— start of RECORDED INFORMATION —
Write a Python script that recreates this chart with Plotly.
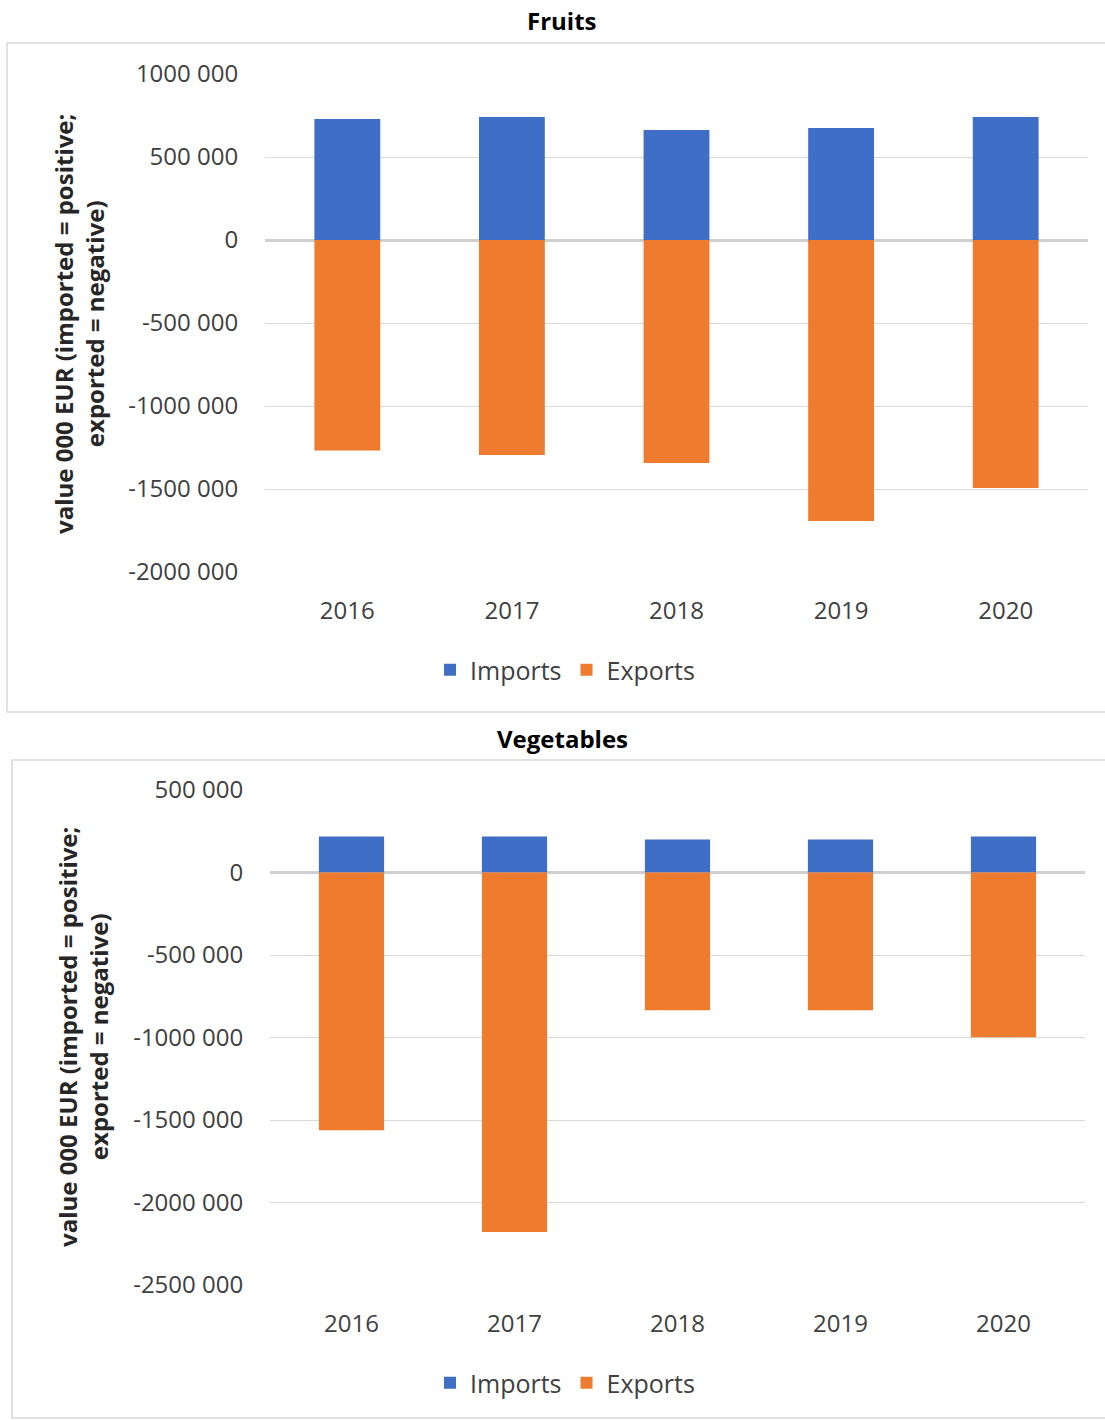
import plotly.graph_objects as go

W, H = 1105, 1420

years = ["2016", "2017", "2018", "2019", "2020"]

fruits_imports = [729000, 741000, 663000, 675000, 741000]
fruits_exports = [-1268000, -1295000, -1343000, -1693000, -1494000]

veg_imports = [218000, 218000, 200000, 200000, 218000]
veg_exports = [-1562000, -2179000, -835000, -835000, -999000]

fruits_tickvals = [1000000, 500000, 0, -500000, -1000000, -1500000, -2000000]
fruits_ticktext = ["1000 000", "500 000", "0", "-500 000", "-1000 000", "-1500 000", "-2000 000"]
veg_tickvals = [500000, 0, -500000, -1000000, -1500000, -2000000, -2500000]
veg_ticktext = ["500 000", "0", "-500 000", "-1000 000", "-1500 000", "-2000 000", "-2500 000"]

titles = ["Fruits", "Vegetables"]
ytitle = "value 000 EUR (imported = positive;<br>exported = negative)"

BLUE = "#3F6EC6"
ORANGE = "#EE7B2E"
FONT = "Open Sans"
TICKCOL = "#404040"


def px(x):
    return x / W


def py(y):
    return 1 - y / H


fig = go.Figure()

fig.add_trace(go.Bar(x=years, y=fruits_imports, name="Imports", marker_color=BLUE,
                     xaxis="x", yaxis="y", legend="legend"))
fig.add_trace(go.Bar(x=years, y=fruits_exports, name="Exports", marker_color=ORANGE,
                     xaxis="x", yaxis="y", legend="legend"))
fig.add_trace(go.Bar(x=years, y=veg_imports, name="Imports", marker_color=BLUE,
                     xaxis="x2", yaxis="y2", legend="legend2"))
fig.add_trace(go.Bar(x=years, y=veg_exports, name="Exports", marker_color=ORANGE,
                     xaxis="x2", yaxis="y2", legend="legend2"))

fig.update_traces(marker_line_width=0)

xcommon = dict(showgrid=False, zeroline=False, showline=False,
               ticks="outside", ticklen=17, tickcolor="rgba(0,0,0,0)",
               tickfont=dict(family=FONT, size=24, color=TICKCOL), fixedrange=True)
ycommon = dict(showgrid=True, gridcolor="#D9D9D9", gridwidth=1.3,
               zeroline=True, zerolinecolor="#D0D0D0", zerolinewidth=2.5,
               showline=False, ticks="outside", ticklen=21, tickcolor="rgba(0,0,0,0)",
               tickfont=dict(family=FONT, size=24, color=TICKCOL), fixedrange=True)

fig.update_layout(
    width=W, height=H,
    margin=dict(l=0, r=0, t=0, b=0, autoexpand=False),
    paper_bgcolor="white", plot_bgcolor="white",
    barmode="relative", bargap=0.6,
    font=dict(family=FONT),
    xaxis=dict(domain=[px(265), px(1088)], anchor="y", **xcommon),
    yaxis=dict(domain=[py(572), py(74)], anchor="x", range=[-2000000, 1000000],
               tickvals=fruits_tickvals, ticktext=fruits_ticktext, **ycommon),
    xaxis2=dict(domain=[px(270), px(1085)], anchor="y2", **xcommon),
    yaxis2=dict(domain=[py(1285), py(790)], anchor="x2", range=[-2500000, 500000],
                tickvals=veg_tickvals, ticktext=veg_ticktext, **ycommon),
    legend=dict(orientation="h", x=px(565), y=py(670), xanchor="center", yanchor="middle",
                font=dict(family=FONT, size=25, color="#404040"), itemwidth=30,
                traceorder="normal"),
    legend2=dict(orientation="h", x=px(565), y=py(1383), xanchor="center", yanchor="middle",
                 font=dict(family=FONT, size=25, color="#404040"), itemwidth=30,
                 traceorder="normal"),
    shapes=[
        dict(type="rect", xref="paper", yref="paper", x0=px(7), x1=px(1110), y0=py(712), y1=py(43),
             line=dict(color="#D9D9D9", width=1.5), fillcolor="rgba(0,0,0,0)", layer="below"),
        dict(type="rect", xref="paper", yref="paper", x0=px(12), x1=px(1110), y0=py(1418), y1=py(760),
             line=dict(color="#D9D9D9", width=1.5), fillcolor="rgba(0,0,0,0)", layer="below"),
    ],
    annotations=[
        dict(text="<b>" + titles[0] + "</b>", xref="paper", yref="paper", x=px(562), y=py(21),
             showarrow=False, xanchor="center", yanchor="middle",
             font=dict(family=FONT, size=24, color="black")),
        dict(text="<b>" + titles[1] + "</b>", xref="paper", yref="paper", x=px(562), y=py(738),
             showarrow=False, xanchor="center", yanchor="middle",
             font=dict(family=FONT, size=24, color="black")),
        dict(text="<b>" + ytitle + "</b>", xref="paper", yref="paper", x=px(79), y=py(324),
             showarrow=False, xanchor="center", yanchor="middle", textangle=-90,
             font=dict(family=FONT, size=24, color="#262626")),
        dict(text="<b>" + ytitle + "</b>", xref="paper", yref="paper", x=px(83), y=py(1037),
             showarrow=False, xanchor="center", yanchor="middle", textangle=-90,
             font=dict(family=FONT, size=24, color="#262626")),
    ],
)

fig.write_html("out.html", config={"displayModeBar": False},
               post_script="document.body.style.margin='0';")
— end of RECORDED INFORMATION —
STATED EXERCISE: Take the material above from its first line through the line holding "veg_exports = [-1562000, -2179000, -835000, -835000, -999000]" and set it down exactly, without the pictures.

CORRECT RESPONSE:
Write a Python script that recreates this chart with Plotly.
import plotly.graph_objects as go

W, H = 1105, 1420

years = ["2016", "2017", "2018", "2019", "2020"]

fruits_imports = [729000, 741000, 663000, 675000, 741000]
fruits_exports = [-1268000, -1295000, -1343000, -1693000, -1494000]

veg_imports = [218000, 218000, 200000, 200000, 218000]
veg_exports = [-1562000, -2179000, -835000, -835000, -999000]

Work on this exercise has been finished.